Within the G7’s statements, in addition to some not-so-subtle provocations against Russia, there are several condemnations of the Chinese government’s influence over the world economy, and innuendos about the unsubstantiated theory that COVID-19 was leaked from a Wuhan lab. There were also condemnations about human rights issues such as the treatment of Uighur Muslim minority in Xinjiang as well as the extradition law that can be used against political opponents in Hong Kong.

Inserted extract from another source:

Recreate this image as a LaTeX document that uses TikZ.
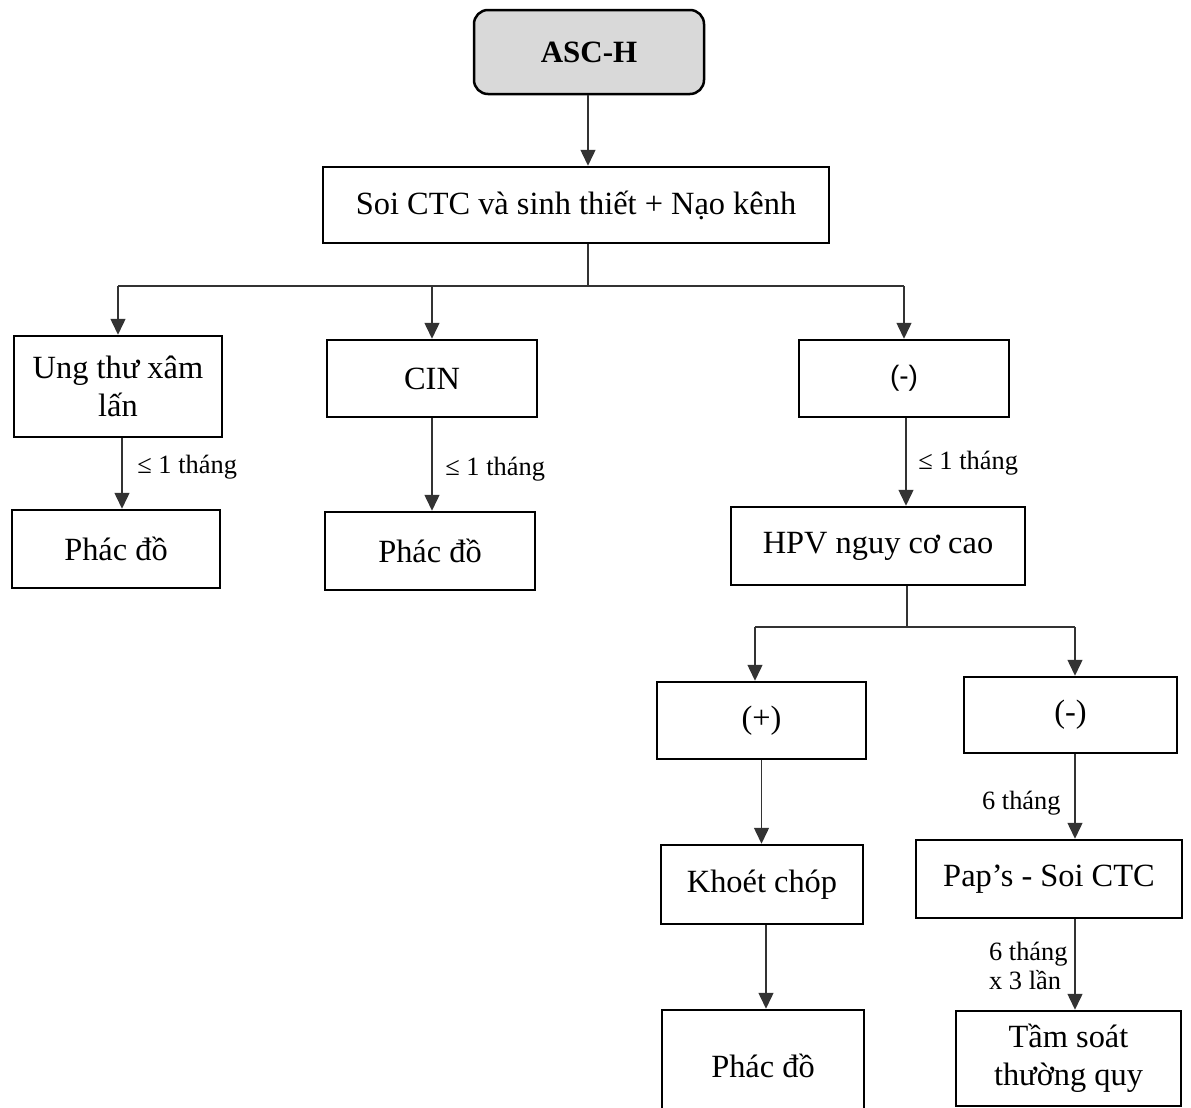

Behind much of these denunciations is the concern of China’s growing economic influence in the world. Biden and the G7 have complained about China’s Belt and Road Initiative (BRI), which is a massive investment in infrastructure in other countries that positions China as a center in global trade. They argue that many of these infrastructure projects are traps to indebt other countries and make them beholden to China. To counter the Belt and Road Initiative, Biden and company are putting forward the $40 trillion Build Back Better World Partnership (B3W) investment project. China is essentially being accused of exactly what G7 countries have carried out over decades through institutions like the International Monetary Fund and World Bank. In light of this, how can we imagine that the Build Back Better World Partnership will somehow take a different course and actually be based on empowering poorer nations as they claim?
China along with all of the G7 countries build up infrastructure in developing countries in order to suck them dry of their resources, and leave them with massive debt (which allows them to profit from interest payments). Workers around the world are led to believe that their country is doing this (exploiting underdeveloped countries) in the “best way” somehow; the “proper way”. There is no “correct way” to exploit these countries. All of them, including the U.S.A. and China, are hypocrites with respect to these denunciations. Let’s not take the bait. This continued demonization of China is how they try to prepare us to accept greater conflict with China — and even possibly war — for their profits.
The Biden administration is falling in line with previous administrations in its growing hostility toward China. We saw this hostility in the Obama administration’s “pivot to Asia”, which highly militarized much of the Pacific and regions around China, and the Trump administration’s instigation of a trade war as its habit of consistently referring to the coronavirus as the “China virus.”
On questions of human rights, we should stand in solidarity with people in Xinjiang or Hong Kong who are fighting for basic rights. But to do so, should we look to the U.S. government or any other G7 government to champion these causes? Should we look to the U.S., which incarcerates more people, both in total numbers and in proportion, than any other country? Should we look to Germany, which recently confessed to carrying out a genocidal campaign in Namibia? Should we look to France, which helped create the conditions for the Rwandan genocide? Should we look to Japan, which denies basic rights to countless migrant workers?
Can we look to any of these hypocrites to champion the human rights of people in China?
For decades, the crisis that American workers have faced from de-industrialization and stagnant incomes have been blamed on countries like China. These hollow arguments have been repeated over and over by many politicians and even many leaders of American labor unions. But workers in China or anywhere else are not responsible for the precarious situation we find ourselves in. The heads of the big corporations, banks and politicians are responsible. Companies, whether from the U.S. or elsewhere, have made huge profits by exploiting the low wage workers in China and other countries. They have effectively used this tactic of pitting workers around the world against each other.
We should not fall for their latest efforts to whip up American nationalism as they intensify their competition with China.